Человек, который разучился смеяться | страница 9



И лишь тогда проблема предстала во всей своей трагической неохватности. С чего начинать лечение, если лучшие врачи разводят руками, каким образом происходит заражение, как обнаружить возбудителя болезни, если не дают результатов изощреннейшие анализы? Причина болезни оставалась тайной тайн. Сколько пациентов в наличии, столько и симптомов. Один страдает буйным помешательством, другой — омертвением тканей, у третьего — характерные признаки поражения центральной нервной системы, у четвертого — явные симптомы инфекционного заболевания, и так далее, и тому подобное. Властям не удалось сохранить все это в секрете, и некий журналист, не разбиравшийся ни в медицине, ни в диагностике, ничтоже сумняшеся окрестил в своем нашумевшем репортаже загадочную болезнь Morbus Promethei (Болезнь Прометея). Этот взятый с потолка безграмотный термин, на взгляд специалистов, только сбивал читателя с толку. Но неожиданно мифологическая ассоциация, как оказалось, удачно сочеталась с загадочной страшной болезнью. Дело в том, что внешне иные пациенты начинали вдруг походить на здоровых: мышечные конвульсии прекращались, больной вроде бы узнавал окружающих, казалось, что какое-то из многочисленных лекарств подействовало наконец. Время кричать “Ура!”… но на следующий день пациент вновь выглядел, как прежде, до облегчения, а то и хуже. Словно орел Зевса прилетел вновь и набросился на беспомощного Прометея…
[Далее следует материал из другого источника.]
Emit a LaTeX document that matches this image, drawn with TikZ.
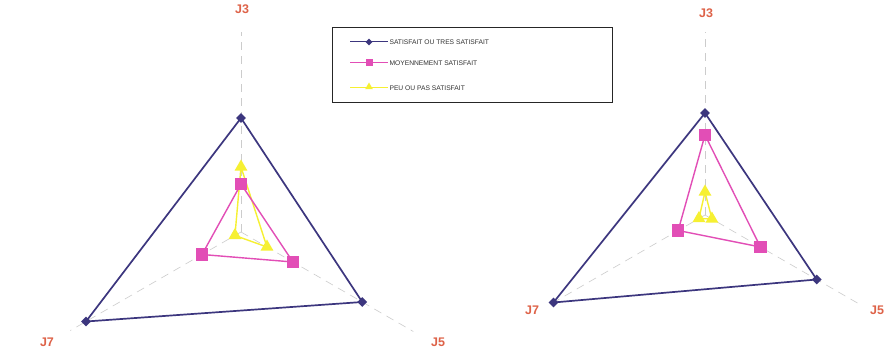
\documentclass[tikz,border=0pt]{standalone}
\usepackage{fontspec}
\setmainfont{Liberation Sans}
\usetikzlibrary{shapes.geometric}
\definecolor{satbleu}{RGB}{60,54,126}
\definecolor{moyrose}{RGB}{226,78,182}
\definecolor{peujaune}{RGB}{246,240,50}
\definecolor{axeorange}{RGB}{222,98,72}
\begin{document}
\begin{tikzpicture}[x=1pt,y=1pt,
	axe/.style={draw=gray!40, line width=0.6pt, dash pattern=on 8pt off 6pt},
	etiq/.style={font=\bfseries\fontsize{12.5}{13}\selectfont, text=axeorange},
	lbleu/.style={draw=satbleu, line width=1.7pt, line join=round},
	lrose/.style={draw=moyrose, line width=1.4pt, line join=round},
	ljaune/.style={draw=peujaune, line width=1.4pt, line join=round},
	mbleu/.style={diamond, fill=satbleu, inner sep=0pt, minimum size=10pt},
	mrose/.style={rectangle, fill=moyrose, inner sep=0pt, minimum size=12.5pt},
	mjaune/.style={regular polygon, regular polygon sides=3, fill=peujaune, inner sep=0pt, minimum size=15pt},
	legende/.style={anchor=west, font=\fontsize{6.7}{8}\selectfont, text=black!80}]

	\fill[white] (0,0) rectangle (896,-352);
	\useasboundingbox (0,0) rectangle (896,-352);

	% legende
	\draw[line width=0.8pt, black!85] (332,-27) rectangle (612,-102);
	\coordinate (lb1) at (350,-42);  \coordinate (lb2) at (388,-42);
	\coordinate (lr1) at (350,-63);  \coordinate (lr2) at (388,-63);
	\coordinate (lj1) at (350,-88);  \coordinate (lj2) at (388,-88);
	\draw[lbleu, line width=1pt] (lb1) -- (lb2);
	\draw[lrose, line width=1pt] (lr1) -- (lr2);
	\draw[ljaune, line width=1pt] (lj1) -- (lj2);
	\node[mbleu, minimum size=7pt] at (369,-42) {};
	\node[mrose, minimum size=7pt] at (369,-63) {};
	\node[mjaune, minimum size=9pt] at (369,-87) {};
	\node[legende] (tb) at (386,-42) {SATISFAIT OU TRES SATISFAIT};
	\node[legende] (tr) at (386,-63) {MOYENNEMENT SATISFAIT};
	\node[legende] (tj) at (386,-88) {PEU OU PAS SATISFAIT};

	% premier diagramme
	\begin{scope}[shift={(241,-232)}]
		\coordinate (c1) at (0,0);
		\coordinate (e1J3) at (90:200);
		\coordinate (e1J5) at (330:199);
		\coordinate (e1J7) at (210:197);
		\draw[axe] (c1) -- (e1J3);
		\draw[axe] (c1) -- (e1J5);
		\draw[axe] (c1) -- (e1J7);
		\node[etiq] (a1J3) at (1,223) {J3};
		\node[etiq] (a1J5) at (197,-110) {J5};
		\node[etiq] (a1J7) at (-194,-110) {J7};
		% satisfait
		\coordinate (b1J3) at (90:114);
		\coordinate (b1J5) at (330:140);
		\coordinate (b1J7) at (210:179);
		% moyennement
		\coordinate (r1J3) at (90:48);
		\coordinate (r1J5) at (330:60);
		\coordinate (r1J7) at (210:45);
		% peu
		\coordinate (j1J3) at (90:65);
		\coordinate (j1J5) at (330:30);
		\coordinate (j1J7) at (210:7);
		\draw[lbleu] (b1J3) -- (b1J5) -- (b1J7) -- cycle;
		\draw[ljaune] (j1J3) -- (j1J5) -- (j1J7) -- cycle;
		\draw[lrose] (r1J3) -- (r1J5) -- (r1J7) -- cycle;
		\foreach \p in {b1J3,b1J5,b1J7} \node[mbleu] at (\p) {};
		\foreach \p in {j1J3,j1J5,j1J7} \node[mjaune] at (\p) {};
		\foreach \p in {r1J3,r1J5,r1J7} \node[mrose] at (\p) {};
	\end{scope}

	% second diagramme
	\begin{scope}[shift={(705,-215)}]
		\coordinate (c2) at (0,0);
		\coordinate (e2J3) at (90:183);
		\coordinate (e2J5) at (330:180);
		\coordinate (e2J7) at (210:178);
		\draw[axe] (c2) -- (e2J3);
		\draw[axe] (c2) -- (e2J5);
		\draw[axe] (c2) -- (e2J7);
		\node[etiq] (a2J3) at (1,202) {J3};
		\node[etiq] (a2J5) at (172,-95) {J5};
		\node[etiq] (a2J7) at (-173,-95) {J7};
		% satisfait
		\coordinate (b2J3) at (90:102);
		\coordinate (b2J5) at (330:129);
		\coordinate (b2J7) at (210:175);
		% moyennement
		\coordinate (r2J3) at (90:80);
		\coordinate (r2J5) at (330:64);
		\coordinate (r2J7) at (210:31);
		% peu
		\coordinate (j2J3) at (90:23);
		\coordinate (j2J5) at (330:8);
		\coordinate (j2J7) at (210:7);
		\draw[lbleu] (b2J3) -- (b2J5) -- (b2J7) -- cycle;
		\draw[ljaune] (j2J3) -- (j2J5) -- (j2J7) -- cycle;
		\draw[lrose] (r2J3) -- (r2J5) -- (r2J7) -- cycle;
		\foreach \p in {b2J3,b2J5,b2J7} \node[mbleu] at (\p) {};
		\foreach \p in {j2J3,j2J5,j2J7} \node[mjaune] at (\p) {};
		\foreach \p in {r2J3,r2J5,r2J7} \node[mrose] at (\p) {};
	\end{scope}
\end{tikzpicture}
\end{document}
Не буду подробно описывать, как проходило лечение. Скажу только, что это было тяжелое бесплодное занятие. Короткие проблески сознания у больных тут же сменялись физическими, а может быть, и душевными мучениями. Удалось установить одно: болезнь абсолютно не заразна. Несмотря на недостаточную защиту, никто из персонала не заболел. Увы, на этом все открытия и окончились…
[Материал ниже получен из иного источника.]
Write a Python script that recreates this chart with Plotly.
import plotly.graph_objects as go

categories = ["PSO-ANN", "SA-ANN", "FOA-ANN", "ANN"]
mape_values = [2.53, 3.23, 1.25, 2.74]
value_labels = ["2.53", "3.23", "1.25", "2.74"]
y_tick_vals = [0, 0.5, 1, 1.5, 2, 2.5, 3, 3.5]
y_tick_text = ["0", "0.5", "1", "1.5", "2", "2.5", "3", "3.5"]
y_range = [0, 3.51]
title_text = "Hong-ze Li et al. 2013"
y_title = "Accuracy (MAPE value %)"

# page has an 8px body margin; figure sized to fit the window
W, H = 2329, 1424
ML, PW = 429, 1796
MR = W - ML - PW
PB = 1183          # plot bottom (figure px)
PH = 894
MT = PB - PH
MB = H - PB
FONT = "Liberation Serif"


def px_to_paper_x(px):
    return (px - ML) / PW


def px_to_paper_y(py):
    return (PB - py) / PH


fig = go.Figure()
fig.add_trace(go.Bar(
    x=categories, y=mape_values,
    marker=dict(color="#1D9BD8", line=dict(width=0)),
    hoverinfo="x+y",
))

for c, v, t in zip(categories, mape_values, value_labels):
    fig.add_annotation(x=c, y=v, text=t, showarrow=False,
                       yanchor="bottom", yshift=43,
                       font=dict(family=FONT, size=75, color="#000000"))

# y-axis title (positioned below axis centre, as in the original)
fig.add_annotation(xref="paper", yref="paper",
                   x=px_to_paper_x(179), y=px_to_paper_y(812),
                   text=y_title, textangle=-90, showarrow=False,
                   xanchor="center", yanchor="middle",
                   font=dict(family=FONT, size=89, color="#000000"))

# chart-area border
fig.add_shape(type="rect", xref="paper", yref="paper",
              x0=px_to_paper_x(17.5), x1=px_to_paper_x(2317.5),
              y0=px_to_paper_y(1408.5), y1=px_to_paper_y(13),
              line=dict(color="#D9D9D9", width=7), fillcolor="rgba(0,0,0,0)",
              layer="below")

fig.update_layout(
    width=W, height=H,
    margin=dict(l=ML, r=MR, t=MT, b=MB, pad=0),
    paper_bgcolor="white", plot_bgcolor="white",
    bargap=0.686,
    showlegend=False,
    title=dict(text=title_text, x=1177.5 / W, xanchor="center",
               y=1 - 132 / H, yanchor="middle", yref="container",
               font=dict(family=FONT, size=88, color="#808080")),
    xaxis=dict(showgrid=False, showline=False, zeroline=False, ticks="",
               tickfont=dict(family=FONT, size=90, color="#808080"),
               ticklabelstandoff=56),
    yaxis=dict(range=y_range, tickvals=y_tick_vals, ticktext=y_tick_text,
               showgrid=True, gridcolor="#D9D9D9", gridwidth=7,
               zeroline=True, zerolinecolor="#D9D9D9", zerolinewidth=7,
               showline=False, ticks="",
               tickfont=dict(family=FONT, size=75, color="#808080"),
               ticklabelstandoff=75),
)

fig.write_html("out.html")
Так прошло семь лет. За это время некоторые пациенты умерли. Вскрытие ничего не дало — смерть всякий раз наступала от самых обычных причин, ничто не указывало на проявление загадочной болезни. Больных иностранцев перевезли на родину с разрешения тамошних правительств; некоторых с согласия родных подвергли и дома всестороннейшим исследованиям, но безрезультатно. Установили лишь, что в момент прояснения сознания симптомы словно бы усиливались. Будто где-то в мозгу угнездился страх, и больной подсознательно боится прийти в здравый рассудок, знает, что тогда его ждут новые мучения.

Семь лет — ужасно долгий срок, если постоянно балансируешь между надеждой и разочарованием, если люди оторваны от привычной работы и вынуждены преодолевать нечеловеческие трудности в бесплодных поисках неизвестно чего. Все чаще раздавались раздраженные, нетерпеливые голоса: нужно найти хоть какой-то выход! Либо вылечить, либо… Никто не продолжал вслух, но все и так все понимали.